Parker tried everything he could think of. He went with her to therapy, took over more than his share of work with the children, tried joking her out of her funks, planned parties, took her on trips, cooked breakfasts and dinners for the family.
But among the secrets Joan had kept from him was a family history of alcoholism and he was surprised to find that she'd been drinking much more than he'd believed. She'd do twelve-steps from time to time and try other counseling approaches. But she always lapsed.
She withdrew further and further from him and the children, occupying her time with hobbies and whims. Taking gourmet cooking classes, buying a sports car, shopping compulsively, working out like an Olympian at a fancy health club (where she met husband-to-be Richard). But she always pulled back; she gave him and the children just enough.
And then there was the Incident.
June, four years ago.
Parker returned home from work at the Bureau's document lab and found Joan gone, a baby-sitter looking after the Whos. This wasn't unusual or troublesome in itself. But when he went upstairs to play with the children he saw immediately that something was wrong. Stephie and Robby, then four and five, were sitting in their shared bedroom, assembling Tinkertoys. But Stephanie was groggy. Her eyes were unfocused and her face slick with sweat. Parker noticed that she'd thrown up on the way to the bathroom. He put the girl into bed and took her temperature, which was normal. Parker wasn't surprised that the baby-sitter hadn't noticed Stephanie's illness; children are embarrassed when they vomit or mess their pants and often try to keep accidents secret. But Stephie-and her brother-seemed much more evasive than Parker would have expected.

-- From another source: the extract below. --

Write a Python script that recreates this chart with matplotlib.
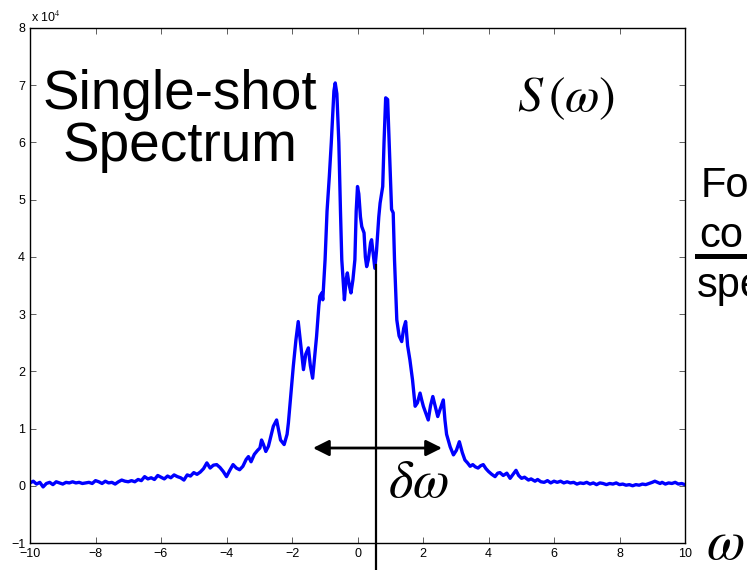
import matplotlib
matplotlib.use("Agg")
import matplotlib.pyplot as plt

plt.rcParams['font.family'] = ['Liberation Sans', 'DejaVu Sans']
plt.rcParams['mathtext.fontset'] = 'stix'

# frequency axis (omega) and single-shot spectrum S (in units of 1e4)
omega = [-10.0, -9.9, -9.8, -9.7, -9.6, -9.5, -9.4, -9.3, -9.2, -9.1, -9.0, -8.9, -8.8, -8.7, -8.6,
         -8.5, -8.4, -8.3, -8.2, -8.1, -8.0, -7.9, -7.8, -7.7, -7.6, -7.5, -7.4, -7.3, -7.2, -7.1,
         -7.0, -6.9, -6.8, -6.7, -6.6, -6.5, -6.4, -6.3, -6.2, -6.1, -6.0, -5.9, -5.8, -5.7, -5.6,
         -5.5, -5.4, -5.3, -5.2, -5.1, -5.0, -4.9, -4.8, -4.7, -4.6, -4.5, -4.4, -4.3, -4.2, -4.1,
         -4.0, -3.9, -3.8, -3.7, -3.6, -3.5, -3.4, -3.33, -3.25, -3.15, -3.05, -2.98, -2.93, -2.87,
         -2.8, -2.72, -2.65, -2.57, -2.47, -2.40, -2.35, -2.24, -2.15, -2.11, -2.05, -1.96, -1.88,
         -1.81, -1.73, -1.65, -1.58, -1.50, -1.44, -1.37, -1.30, -1.25, -1.18, -1.15, -1.09, -1.06,
         -0.99, -0.93, -0.86, -0.80, -0.72, -0.68, -0.63, -0.57, -0.52, -0.48, -0.40, -0.35, -0.31,
         -0.25, -0.20, -0.14, -0.08, -0.04, 0.0, 0.04, 0.09, 0.13, 0.20, 0.24, 0.28, 0.33, 0.40,
         0.43, 0.48, 0.53, 0.58, 0.65, 0.69, 0.77, 0.81, 0.86, 0.92, 0.98, 1.04, 1.09, 1.13, 1.20,
         1.27, 1.35, 1.41, 1.47, 1.53, 1.60, 1.68, 1.76, 1.83, 1.91, 1.96, 2.01, 2.08, 2.16, 2.23,
         2.30, 2.37, 2.45, 2.53, 2.62, 2.67, 2.72, 2.77, 2.83, 2.93, 3.02, 3.11, 3.2, 3.28, 3.36,
         3.44, 3.52, 3.60, 3.68, 3.76, 3.84, 3.92, 4.0, 4.1, 4.2, 4.28, 4.35, 4.45, 4.56, 4.66,
         4.75, 4.84, 4.92, 5.01, 5.1, 5.22, 5.3, 5.42, 5.5, 5.6, 5.7, 5.8, 5.9, 6.0, 6.1, 6.2, 6.3,
         6.4, 6.5, 6.6, 6.7, 6.8, 6.9, 7.0, 7.1, 7.2, 7.3, 7.4, 7.5, 7.6, 7.7, 7.8, 7.9, 8.0, 8.1,
         8.2, 8.3, 8.4, 8.5, 8.6, 8.7, 8.8, 8.9, 9.0, 9.08, 9.16, 9.24, 9.3, 9.4, 9.5, 9.6, 9.7,
         9.8, 9.9, 10.0]
S_1e4 = [0.05, 0.08, 0.03, 0.06, -0.02, 0.04, 0.06, 0.02, 0.07, 0.05, 0.03, 0.06, 0.05, 0.07, 0.05,
         0.06, 0.04, 0.05, 0.06, 0.04, 0.09, 0.07, 0.04, 0.08, 0.05, 0.06, 0.03, 0.07, 0.10, 0.08,
         0.07, 0.09, 0.07, 0.11, 0.09, 0.16, 0.12, 0.14, 0.11, 0.18, 0.15, 0.12, 0.17, 0.14, 0.19,
         0.16, 0.14, 0.10, 0.19, 0.17, 0.23, 0.20, 0.24, 0.30, 0.40, 0.31, 0.36, 0.37, 0.32, 0.25,
         0.16, 0.27, 0.37, 0.31, 0.28, 0.34, 0.46, 0.51, 0.42, 0.55, 0.62, 0.66, 0.80, 0.72,
         0.60, 0.69, 0.85, 1.04, 1.15, 0.95, 0.80, 0.72, 0.90, 1.10, 1.50, 2.09, 2.55,
         2.87, 2.45, 2.03, 2.30, 2.41, 2.10, 1.88, 2.30, 2.61, 3.15, 3.31, 3.37, 3.25,
         3.95, 4.8, 5.41, 6.0, 6.9, 7.04, 6.85, 6.0, 4.8, 3.95, 3.25, 3.6, 3.72,
         3.5, 3.37, 3.6, 3.95, 4.8, 5.23, 5.1, 4.7, 4.53, 4.42, 4.0, 3.83, 3.95, 4.25,
         4.30, 4.05, 3.80, 4.1, 4.7, 4.94, 5.23, 6.0, 6.78, 6.75, 5.8, 4.83, 4.77, 3.95, 2.90,
         2.62, 2.52, 2.75, 2.87, 2.45, 2.20, 1.85, 1.39, 1.45, 1.62, 1.50, 1.39, 1.28, 1.15, 1.40,
         1.56, 1.40, 1.21, 1.35, 1.50, 1.15, 0.90, 0.80, 0.68, 0.54, 0.62, 0.77, 0.58, 0.45, 0.40,
         0.34, 0.37, 0.33, 0.31, 0.35, 0.37, 0.30, 0.25, 0.20, 0.16, 0.22, 0.23, 0.18, 0.22, 0.13,
         0.20, 0.27, 0.18, 0.13, 0.15, 0.10, 0.12, 0.08, 0.11, 0.07, 0.06, 0.09, 0.05, 0.08, 0.06, 0.08, 0.05,
         0.07, 0.05, 0.06, 0.03, 0.05, 0.04, 0.06, 0.03, 0.05, 0.02, 0.05, 0.04, 0.02, 0.04, 0.03, 0.05, 0.02, 0.03,
         0.01, 0.02, 0.00, 0.02, 0.01, 0.03, 0.02, 0.04, 0.06, 0.08, 0.06, 0.04, 0.06, 0.03, 0.05, 0.04, 0.06,
         0.03, 0.04, 0.02]

x_ticks = [-10, -8, -6, -4, -2, 0, 2, 4, 6, 8, 10]
y_ticks = [-1, 0, 1, 2, 3, 4, 5, 6, 7, 8]

center_omega = 0.55
center_top = 3.86
width_left, width_right, width_level = -1.36, 2.58, 0.66

fig = plt.figure(figsize=(7.47, 5.70), dpi=100)
ax = fig.add_axes([30 / 747, 1 - 543 / 570, 655 / 747, 515 / 570])

ax.plot(omega, S_1e4, color='#0000ff', lw=2.4, solid_joinstyle='round')
ax.set_xlim(-10, 10)
ax.set_ylim(-1, 8)
ax.set_xticks(x_ticks)
ax.set_yticks(y_ticks)
ax.tick_params(direction='in', length=4, width=0.6, labelsize=9, top=True, right=True,
               color='#444444')
for sp in ax.spines.values():
    sp.set_linewidth(1.0)

# vertical centre line extending below the axes
ax.plot([center_omega, center_omega], [center_top, -1.62], color='k', lw=1.6, clip_on=False)

# width arrow
ax.annotate('', xy=(width_right, width_level), xytext=(width_left, width_level),
            arrowprops=dict(arrowstyle='<|-|>', lw=2.0, color='k', mutation_scale=24,
                            shrinkA=0, shrinkB=0))

fig.text(31 / 747, 1 - 17 / 570, r'x 10$^{4}$', fontsize=9, ha='left', va='center')

fig.text(180 / 747, 1 - 121 / 570, 'Single-shot\nSpectrum', fontsize=39.5, ha='center',
         va='center', linespacing=1.02)
fig.text(566 / 747, 1 - 99 / 570, r'$S\,(\omega)$', fontsize=36, ha='center', va='center')
fig.text(418 / 747, 1 - 483 / 570, r'$\delta\omega$', fontsize=38, ha='center', va='center')
fig.text(725 / 747, 1 - 545 / 570, r'$\omega$', fontsize=40, ha='center', va='center')

fig.text(701 / 747, 1 - 197 / 570, 'Fo', fontsize=30, ha='left', va='baseline')
fig.text(699 / 747, 1 - 247 / 570, 'co', fontsize=30, ha='left', va='baseline')
fig.text(697 / 747, 1 - 297 / 570, 'spe', fontsize=30, ha='left', va='baseline')
fig.add_artist(plt.Line2D([697 / 747, 1.0], [1 - 255.5 / 570, 1 - 255.5 / 570],
                          color='k', lw=3.6, transform=fig.transFigure))

fig.savefig('out.png', dpi=100)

The boy's eyes kept going to their toy chest. ("Watch the eyes first," his Handbook commands. "Listen to the words second.") Parker walked toward the chest and Robby started to cry, begging him not to open the lid. But of course he did. And stood, frozen, looking down at the bottles of vodka Joan had hidden there.
Stephanie was drunk. She'd tried imitating Mommy, drinking Absolut-from her Winnie the Pooh mug.
"Mommy said not to say anything about her secret," the boy told him, crying. "She said you'd be mad at us if you found out. She said you'd yell at us."
Two days later he started divorce proceedings. He hired a savvy lawyer and got Child Protective Services involved before Joan made the false abuse claim the attorney thought she'd try.
The woman fought and she fought hard-but it was the way someone fights to keep a stamp collection or a sports car, not something you love more than life itself.
And in the end, after several agonizing months and tens of thousands of dollars, the children were his.
He'd thought that he could concentrate on putting his life back together and giving the children a normal life.
And he had-for the past four years. But now she was at it again, trying to modify the custody order.
Oh, Joan, why are you doing this? Don't you ever think about them? Don't you understand that our egos-parents' egos-have to dissolve into benevolent vapor when it comes to our children? If he truly thought it would be better for Robby and Stephie to split their time between Parker and Joan he'd agree in a heartbeat; it would destroy part of him. But he'd do it.
Yet he believed this would be disastrous for them. And so he'd duke it out with his ex-wife in court relentlessly and at the same time shield the children from the animosity of the proceedings. At times like this you fought on two fronts: You battled the enemy and you battled your own overwhelming desire to be a child yourself and share your pain with your children. But this you could never do.
"Daddy," Robby said suddenly, "you stopped reading."
"I thought you were asleep." He laughed.
"My eyelids were just resting. They got tired. But I'm not."